▶ [ENTRIES SUPPLIED]:
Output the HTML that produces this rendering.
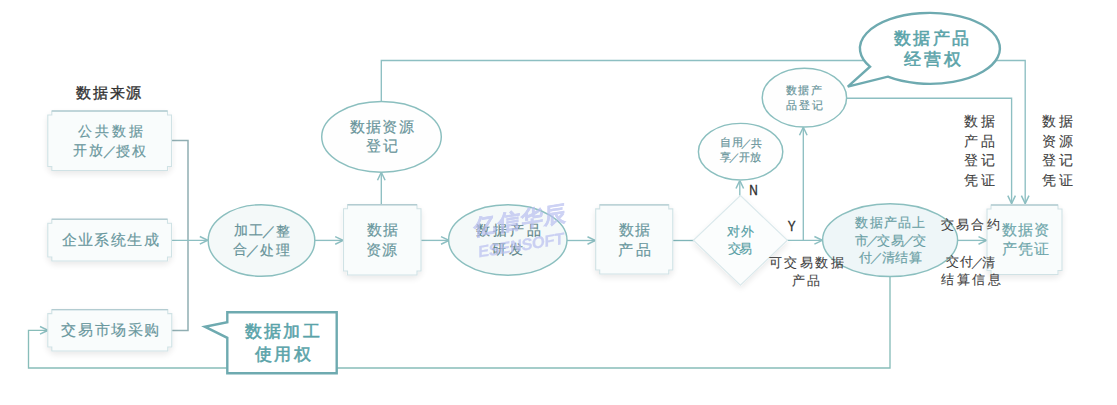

* * *

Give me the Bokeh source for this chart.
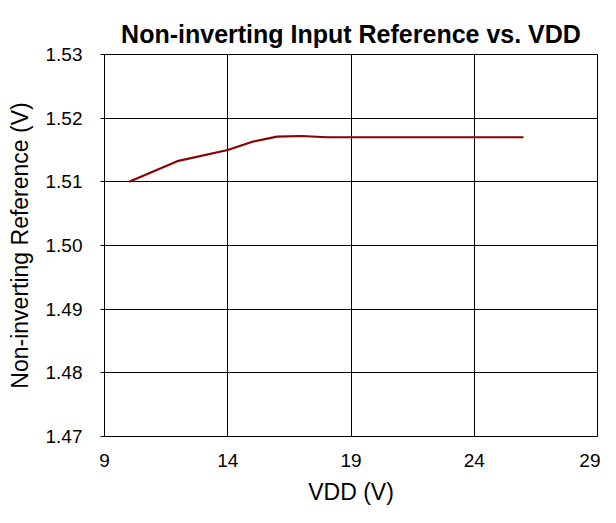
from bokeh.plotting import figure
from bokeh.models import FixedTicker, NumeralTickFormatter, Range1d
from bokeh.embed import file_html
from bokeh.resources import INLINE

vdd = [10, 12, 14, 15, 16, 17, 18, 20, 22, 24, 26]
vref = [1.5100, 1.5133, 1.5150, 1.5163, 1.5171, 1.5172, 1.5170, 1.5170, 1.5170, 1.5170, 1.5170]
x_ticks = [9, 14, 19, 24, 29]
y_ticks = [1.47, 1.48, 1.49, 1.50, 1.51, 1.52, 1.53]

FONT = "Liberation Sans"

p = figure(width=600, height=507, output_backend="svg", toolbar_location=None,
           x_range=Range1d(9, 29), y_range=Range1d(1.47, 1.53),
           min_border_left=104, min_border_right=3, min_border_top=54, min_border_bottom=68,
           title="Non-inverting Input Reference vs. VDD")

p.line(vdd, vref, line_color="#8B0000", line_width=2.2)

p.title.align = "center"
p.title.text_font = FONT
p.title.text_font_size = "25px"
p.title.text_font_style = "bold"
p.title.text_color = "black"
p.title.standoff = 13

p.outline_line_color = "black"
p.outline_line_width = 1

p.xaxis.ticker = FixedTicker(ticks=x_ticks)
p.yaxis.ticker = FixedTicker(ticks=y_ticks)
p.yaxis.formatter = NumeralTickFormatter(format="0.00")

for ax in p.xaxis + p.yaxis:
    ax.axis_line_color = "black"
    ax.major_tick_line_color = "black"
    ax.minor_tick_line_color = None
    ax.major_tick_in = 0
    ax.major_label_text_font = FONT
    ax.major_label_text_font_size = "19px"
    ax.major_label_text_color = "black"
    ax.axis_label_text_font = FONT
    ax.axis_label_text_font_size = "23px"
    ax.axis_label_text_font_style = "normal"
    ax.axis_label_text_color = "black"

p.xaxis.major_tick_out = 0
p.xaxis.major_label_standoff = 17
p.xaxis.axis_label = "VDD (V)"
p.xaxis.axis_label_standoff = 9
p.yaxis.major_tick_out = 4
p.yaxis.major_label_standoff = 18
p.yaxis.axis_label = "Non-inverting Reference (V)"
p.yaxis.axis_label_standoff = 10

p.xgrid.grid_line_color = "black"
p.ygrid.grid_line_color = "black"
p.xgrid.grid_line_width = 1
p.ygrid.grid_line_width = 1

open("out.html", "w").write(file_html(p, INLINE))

▶ [WHAT YOU HAVE TO DO]:
Collect the lines of the records that include the string "this".

▶ [WORKED SOLUTION]:
Output the HTML that produces this rendering.
Give me the Bokeh source for this chart.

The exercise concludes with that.